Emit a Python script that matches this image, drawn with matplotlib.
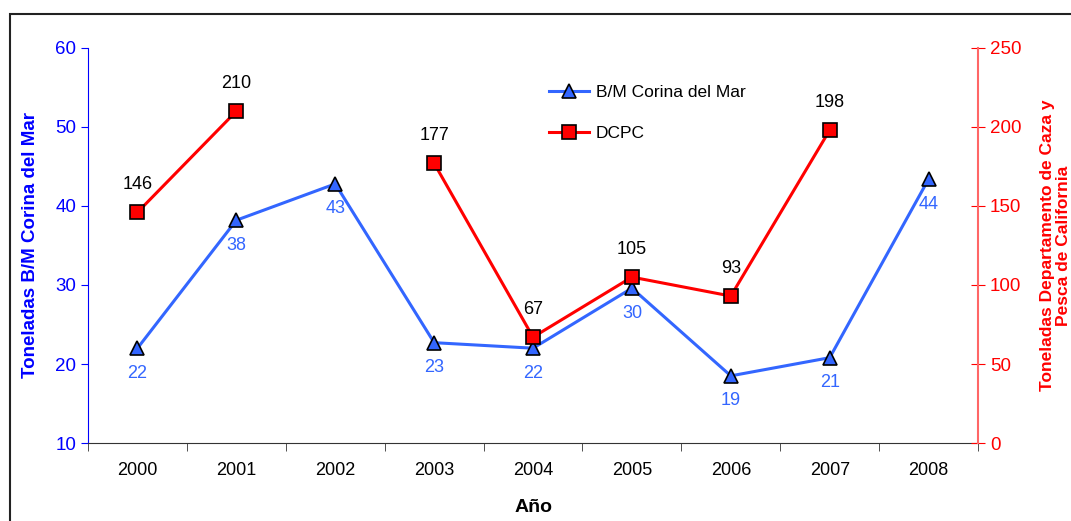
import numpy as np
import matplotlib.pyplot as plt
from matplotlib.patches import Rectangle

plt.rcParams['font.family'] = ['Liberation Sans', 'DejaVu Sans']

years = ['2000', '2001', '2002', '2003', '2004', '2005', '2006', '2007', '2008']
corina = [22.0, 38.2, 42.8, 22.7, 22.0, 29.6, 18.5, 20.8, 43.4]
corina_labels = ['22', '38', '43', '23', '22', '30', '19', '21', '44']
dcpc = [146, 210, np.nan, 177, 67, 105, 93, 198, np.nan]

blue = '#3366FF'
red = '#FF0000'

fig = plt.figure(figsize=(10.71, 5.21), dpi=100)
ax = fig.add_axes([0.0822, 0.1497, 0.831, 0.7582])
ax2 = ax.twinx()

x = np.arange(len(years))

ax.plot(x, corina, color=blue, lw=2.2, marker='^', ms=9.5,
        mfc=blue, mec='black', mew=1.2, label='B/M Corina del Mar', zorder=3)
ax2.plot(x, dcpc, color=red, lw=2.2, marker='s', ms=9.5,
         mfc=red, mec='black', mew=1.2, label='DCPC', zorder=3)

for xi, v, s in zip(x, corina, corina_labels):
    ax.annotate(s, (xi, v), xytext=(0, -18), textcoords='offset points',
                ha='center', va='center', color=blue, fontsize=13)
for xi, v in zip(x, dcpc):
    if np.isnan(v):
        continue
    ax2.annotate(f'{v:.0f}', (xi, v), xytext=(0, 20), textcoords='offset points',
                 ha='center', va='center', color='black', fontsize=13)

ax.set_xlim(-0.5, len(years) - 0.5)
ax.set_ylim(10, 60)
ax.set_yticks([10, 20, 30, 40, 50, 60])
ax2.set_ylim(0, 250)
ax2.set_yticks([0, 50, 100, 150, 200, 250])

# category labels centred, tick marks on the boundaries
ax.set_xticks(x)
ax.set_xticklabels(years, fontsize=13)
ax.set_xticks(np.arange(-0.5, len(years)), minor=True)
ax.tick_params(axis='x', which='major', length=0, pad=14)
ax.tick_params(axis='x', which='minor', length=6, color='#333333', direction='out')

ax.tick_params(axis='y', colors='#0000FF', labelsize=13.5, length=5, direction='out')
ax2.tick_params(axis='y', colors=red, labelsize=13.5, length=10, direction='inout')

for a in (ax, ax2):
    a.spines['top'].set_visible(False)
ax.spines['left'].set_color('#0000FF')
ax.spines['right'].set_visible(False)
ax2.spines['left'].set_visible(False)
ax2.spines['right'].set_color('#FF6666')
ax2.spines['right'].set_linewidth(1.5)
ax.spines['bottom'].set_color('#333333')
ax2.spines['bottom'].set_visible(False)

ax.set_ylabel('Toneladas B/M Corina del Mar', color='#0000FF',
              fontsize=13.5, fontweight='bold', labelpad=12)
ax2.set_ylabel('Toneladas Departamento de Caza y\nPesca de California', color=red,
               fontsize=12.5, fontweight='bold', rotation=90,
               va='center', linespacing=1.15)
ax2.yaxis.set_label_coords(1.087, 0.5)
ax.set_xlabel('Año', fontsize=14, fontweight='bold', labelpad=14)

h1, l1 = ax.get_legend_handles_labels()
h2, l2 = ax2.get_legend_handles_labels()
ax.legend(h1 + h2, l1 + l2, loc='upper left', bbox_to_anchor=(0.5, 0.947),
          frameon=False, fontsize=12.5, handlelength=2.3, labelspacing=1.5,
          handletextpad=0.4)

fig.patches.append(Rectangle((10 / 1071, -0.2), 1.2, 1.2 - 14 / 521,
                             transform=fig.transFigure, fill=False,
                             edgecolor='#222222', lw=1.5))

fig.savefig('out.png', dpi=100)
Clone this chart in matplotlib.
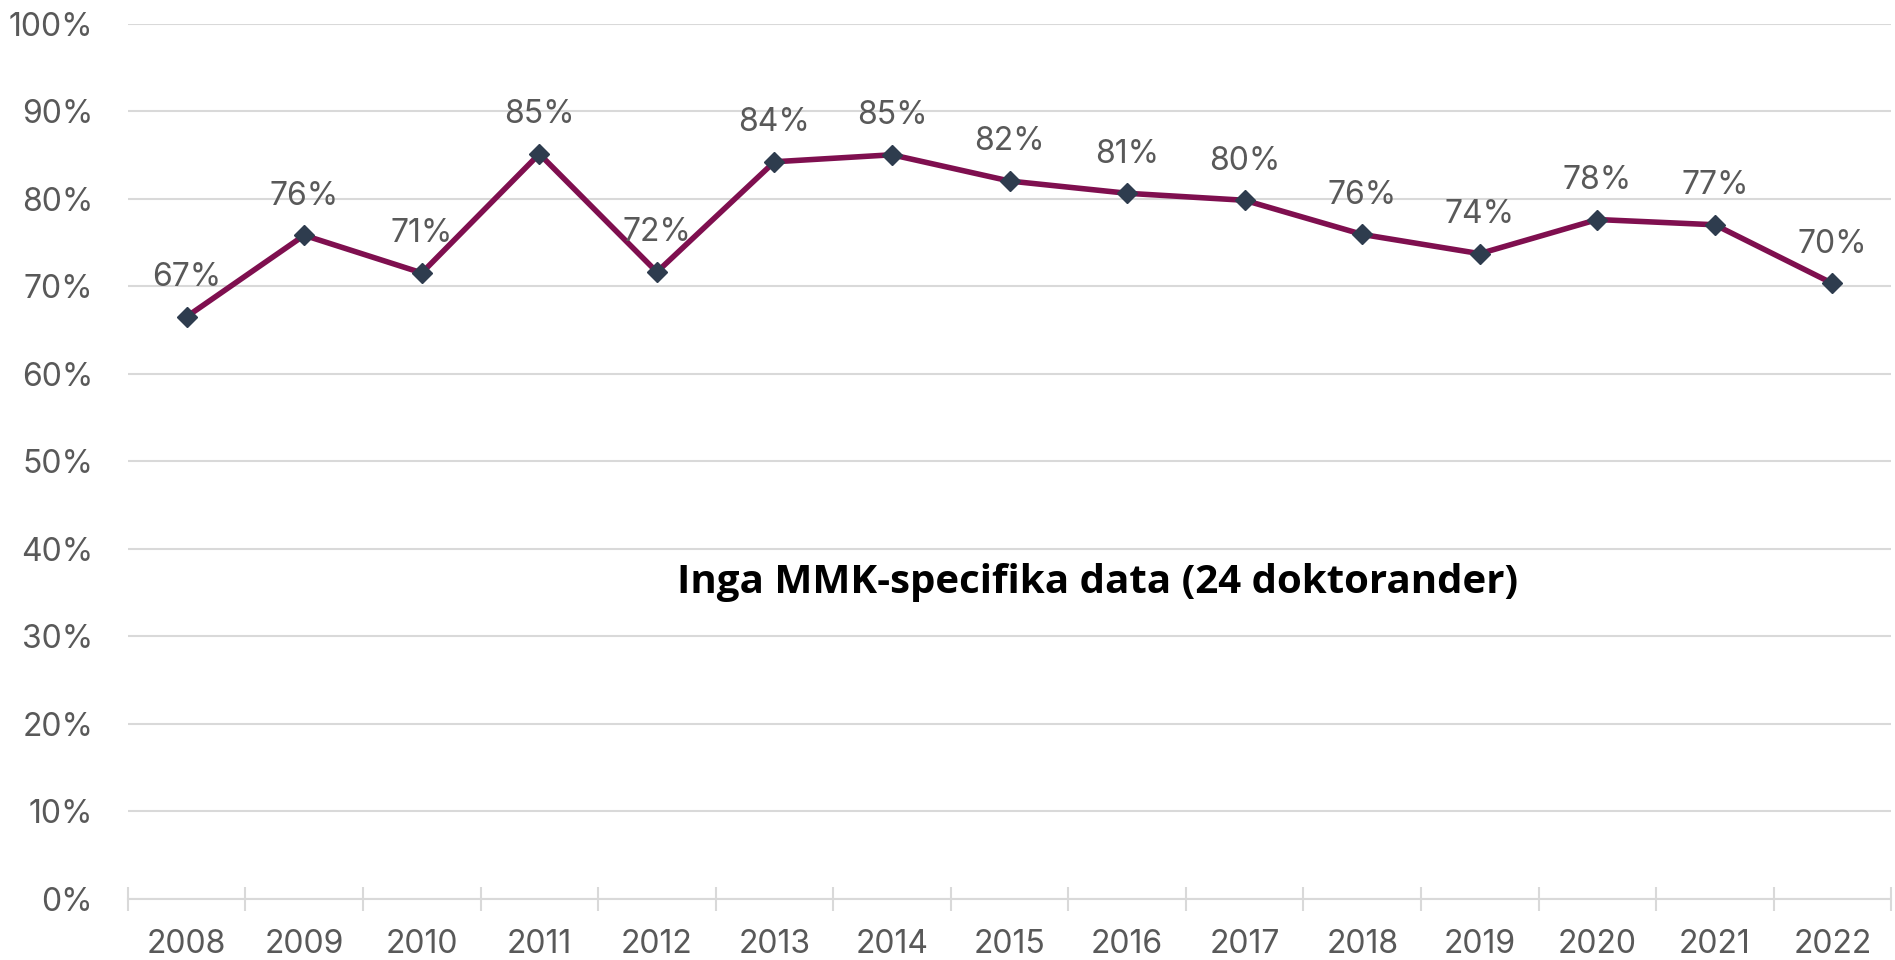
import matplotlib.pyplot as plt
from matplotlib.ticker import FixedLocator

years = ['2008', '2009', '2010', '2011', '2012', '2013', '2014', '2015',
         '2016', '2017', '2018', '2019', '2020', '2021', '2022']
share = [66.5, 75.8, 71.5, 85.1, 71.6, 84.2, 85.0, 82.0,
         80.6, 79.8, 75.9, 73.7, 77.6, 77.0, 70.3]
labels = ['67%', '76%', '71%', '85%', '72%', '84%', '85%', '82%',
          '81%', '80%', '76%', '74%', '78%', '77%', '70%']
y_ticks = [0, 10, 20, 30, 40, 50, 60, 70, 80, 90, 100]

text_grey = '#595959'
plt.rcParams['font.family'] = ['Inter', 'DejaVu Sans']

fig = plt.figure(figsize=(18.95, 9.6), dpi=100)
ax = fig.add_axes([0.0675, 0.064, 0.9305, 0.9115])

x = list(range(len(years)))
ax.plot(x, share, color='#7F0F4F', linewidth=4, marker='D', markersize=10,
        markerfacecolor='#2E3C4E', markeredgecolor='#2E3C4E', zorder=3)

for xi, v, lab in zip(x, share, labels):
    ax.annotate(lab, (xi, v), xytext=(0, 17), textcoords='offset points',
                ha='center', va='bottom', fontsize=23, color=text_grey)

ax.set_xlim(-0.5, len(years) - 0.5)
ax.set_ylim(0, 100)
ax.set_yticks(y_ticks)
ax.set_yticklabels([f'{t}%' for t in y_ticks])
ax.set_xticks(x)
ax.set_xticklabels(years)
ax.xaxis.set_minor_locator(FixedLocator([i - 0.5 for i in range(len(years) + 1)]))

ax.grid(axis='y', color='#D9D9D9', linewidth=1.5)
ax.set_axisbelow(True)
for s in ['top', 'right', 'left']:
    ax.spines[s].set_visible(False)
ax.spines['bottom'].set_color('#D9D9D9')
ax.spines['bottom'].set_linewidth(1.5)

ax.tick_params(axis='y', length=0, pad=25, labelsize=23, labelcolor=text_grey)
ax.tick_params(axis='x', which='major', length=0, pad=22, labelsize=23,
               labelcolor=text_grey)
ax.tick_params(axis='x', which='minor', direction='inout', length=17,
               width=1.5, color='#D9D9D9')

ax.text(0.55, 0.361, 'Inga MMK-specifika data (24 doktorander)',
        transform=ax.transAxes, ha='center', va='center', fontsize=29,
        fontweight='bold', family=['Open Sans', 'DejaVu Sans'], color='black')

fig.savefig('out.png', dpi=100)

▸ Task requirements:
Out of the records above, set down only the lines from the one that contains "Clone this chart in matplotlib." through the one that contains "from matplotlib.ticker import FixedLocator", unchanged and without the pictures.

▸ Correct output:
Clone this chart in matplotlib.
import matplotlib.pyplot as plt
from matplotlib.ticker import FixedLocator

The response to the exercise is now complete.